04 September 2009

I MUST have this chair!

Mein Gott in Himmel! Three cheers for the artistic use of found materials.

Builder and visionary Dan Phillips on a walkway made from
Osage Orange branches. Osage Orange is a wood species usually
thought of as useless scrub.

Yesterday's Home section of The New York Times featured a story about a different kind of home builder in Huntsville, Texas. Dan Phillips builds affordable housing from discarded and reused building materials and the results of his labors are as sensible as they are sustainable.

These are the bottoms of wine bottles made into
a stained glass panel in a Dutch door.

Since 1997, Phillips' construction company, The Phoenix Commotion, has built 14 homes in Huntsville. On the whole those 14 homes were built from the ground up and 80% of their materials were salvaged from construction sites, hauled out of trash heaps or simply found along the road.

These house numbers are made from the bones of cattle
from a nearby slaughterhouse.

Homes built by The Phoenix Commotion are quirky and oddly beautiful. There's a rhythm to the images here and patterns emerge from the seeming randomness of these found objects. The man's a real visionary and what he's building is the anti-tract home, the anti-poverty trap. What Phillips and Phoenix Commotion are doing too is shooting holes in the idea that "going green" means spending great wads of green.

This is a cork floor made from grouted in wine corks.

Too often, what's marketed in the US as "green" is synonymous with expensive and "going green" is an opportunity to strike a sanctimonious pose. What gets lost in the sticky gobs of marketing speak is the idea of sustainability. Sustainability's all about the wise use of resources, and so many of "green" products spawned by consumerism have nothing to do with using resources wisely and everything to do with the pose. The projects from The Phoenix Commotion profiled in The Times yesterday are a brilliant example of an anti- "green" green and represent the spirit embodied in the word sustainability. Read the article, it's a great story.

This ceiling is made from discarded frame samples from a frame shop.

This is a roof made from mis-matched roofing shingles and
arranged by color into stripes.

This is an exterior wall made from discarded lumber. Beautiful!

And of course, The Chair. It's made from chair parts and cattle bones.
The vertebrae finials remind me of doves.

All photos by Michael Stravato for The New York Times.


  1. Now that's some neat stuff!! I love the bone numbers and the chair. It's getting to the point that hearing the word "green" makes my hackles go up. It's just a marketing strategy now. Did you see how WalMart changed their logo and jumped on the green marketing bandwagon? It was changed to look more "friendly". Honestly, who is stupid enough to fall for that?!

  2. I had a good laugh over the ceiling made of discarded frame samples. I've had tons of those lingering around the house for years in the past. I never found a good use for them.

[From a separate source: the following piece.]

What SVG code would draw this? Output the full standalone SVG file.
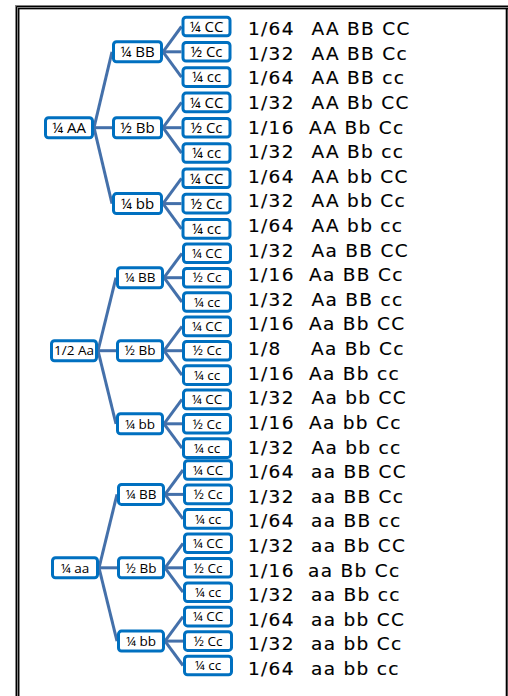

  3. I was really struck by this man's work when I saw it yesterday and by how much his business model puts to shame the "best practices" of every so-called green builder I run across. I'm with you, green labeling makes me suspicious automatically. The same goes for that other scam, organic.

    At least once a month, I get a phone call from some one who wants to gut his or her home and replace every finish, surface, component and stick of furniture with something "green." I'm always dumbfounded by these requests. Disguising avarice in the cloak of virtue doesn't make the avarice go away. The most sustainable thing anyone can do to his or her home is to do nothing and keep using what's already there. Grrr.

  4. The ceiling made from discarded frame samples made me smile too. What a cool pattern that makes though the colors are a little too too for my taste. If that ceiling were painted in a single color it would really be something. That ceiling peaks at 20 feet above the floor and from a distance like that, such a pattern in a single color would be arresting to say the least. I love this guy's use of texture and pattern out of discards. Amazing!

  5. I read the article too but somehow missed seeing that wonderful chair. The current Architectural Digest features "green homes" ie airport hanger sized buildings "that help the environment"? WTF

  6. Thanks for your comment Patrick and I know what you mean precisely. Where's the value in "green" building when an airplane hangar-sized single family home continues the pointless and unsustainable ethos of more is more? Argh.

  7. I love Dan Phillips use of repetition and pattern too Paul - it makes the mundane like bones, corks, or picture frame samples look superior, although I agree with you on the colors of the frame samples. Not sure how the vertebra in my back would react to the vertebra in the chair but I would like to find out.

    One last thought: Bile is green also, just like money.

  8. If bile and money were interchangeable I'd be a wealthy man indeed.

  9. Organic this, green that! I agree with you totally Paul as most of it is all about Marketing.

    No doubt Dan has raised a few eyebrows but I personally think he is one of the few that has got it right.


  10. Thanks Brenda, you have a great weekend too.

  11. Thank you! I was torn on where to go with my front door, and the wine-bottle-stained-glass is now at the top of my list.

  12. Thanks! Isn't that door beautiful?